Он сравнивает себя с Линкольном, а парижан — с мятежными рабовладельцами Юга. Южане сражались за рабство труда и за территориальное отделение от Соединенных Штатов. Париж сражается за освобождение труда и за отделение от власти тьеровских государственных паразитов, желающих быть рабовладельцами Франции!
В своем обращении к мэрам Тьер говорит:
«Вы можете довериться моему слову, я никогда не нарушал его!»
«Настоящее Собрание — одно из самых либеральных, какие когда-либо избирались Францией».
Он спасет республику,
«лишь бы только порядок и труд не находились под постоянной угрозой со стороны тех, кто претендует на роль особых блюстителей блага республики».
На заседании Собрания 27 апреля он говорит, что «Собрание еще более либерально, чем он сам!»
Тьер, у которого главным козырем в его риторике всегда было обличение Венских трактатов, подписывает Парижский договор[401], то есть дает согласие не только на отторжение одной части Франции, не только на оккупацию почти половины ее территории, но и на миллиарды контрибуции, даже не попросив Бисмарка точно определить и подтвердить военные издержки Германии! Он даже не разрешает Собранию в Бордо обсудить отдельные пункты его капитуляции!

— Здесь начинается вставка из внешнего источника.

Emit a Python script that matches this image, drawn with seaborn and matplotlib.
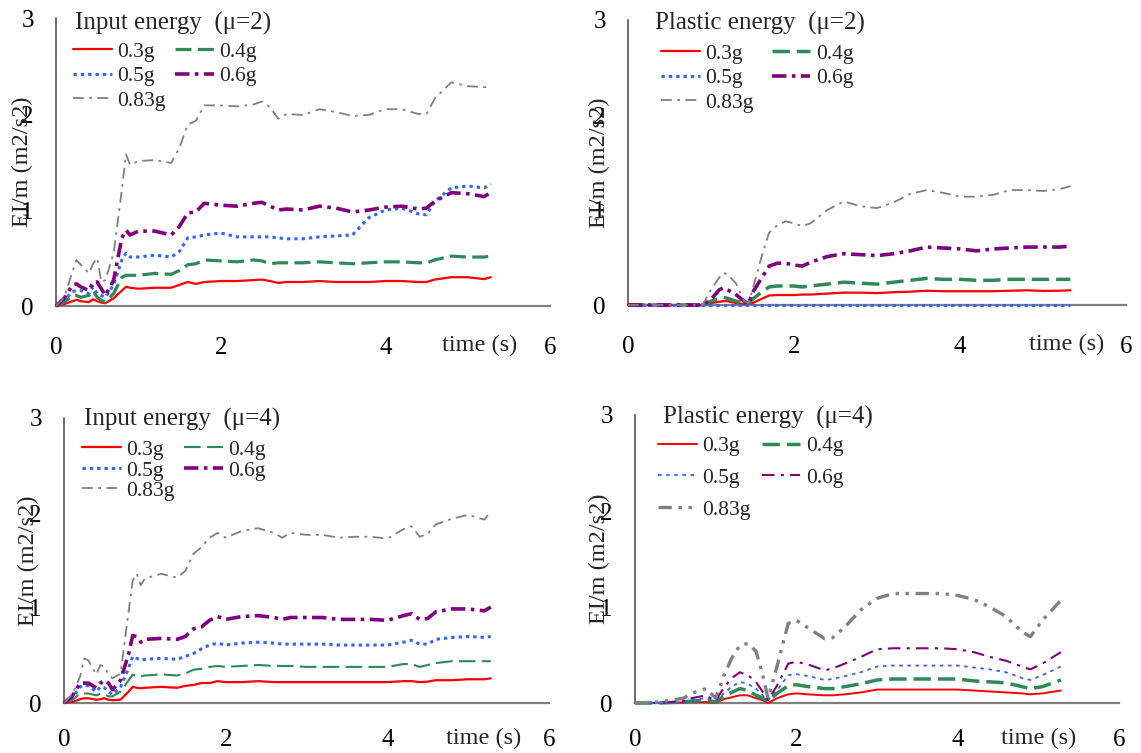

Он, всю свою жизнь упрекавший Бурбонов за то, что они вернулись в арьергарде иноземных армий и за то, что их поведение по отношению к союзникам, оккупировавшим Францию после заключения мира[402], было лишено достоинства, — он просит Бисмарка сделать в договоре только одну уступку: предоставить 40000 войск для усмирения Парижа (как Бисмарк заявил об этом в рейхстаге). Вооруженная национальная гвардия полностью обеспечивала как внутреннюю оборону Парижа, так и защиту его от иноземных завоевателей, но Тьер к капитуляции Парижа перед иноземным завоевателем сразу же прибавил капитуляцию Парижа перед самим Тьером и К°. Это условие должно было вызвать гражданскую войну. И саму гражданскую войну он начинает не только с молчаливого согласия Пруссии, но и при ее содействии, с помощью пленных французских войск, которые Пруссия великодушно посылает ему из германских тюрем! В своих бюллетенях, в своих речах и в речах Фавра в Собрании он пресмыкается перед Пруссией, и не проходит недели, чтобы он не грозил Парижу прусской интервенцией даже после того, как ему не удалось добиться ее, как об этом заявил сам Бисмарк. Бурбоны были само достоинство по сравнению с этим шутом, с этим великим апостолом шовинизма!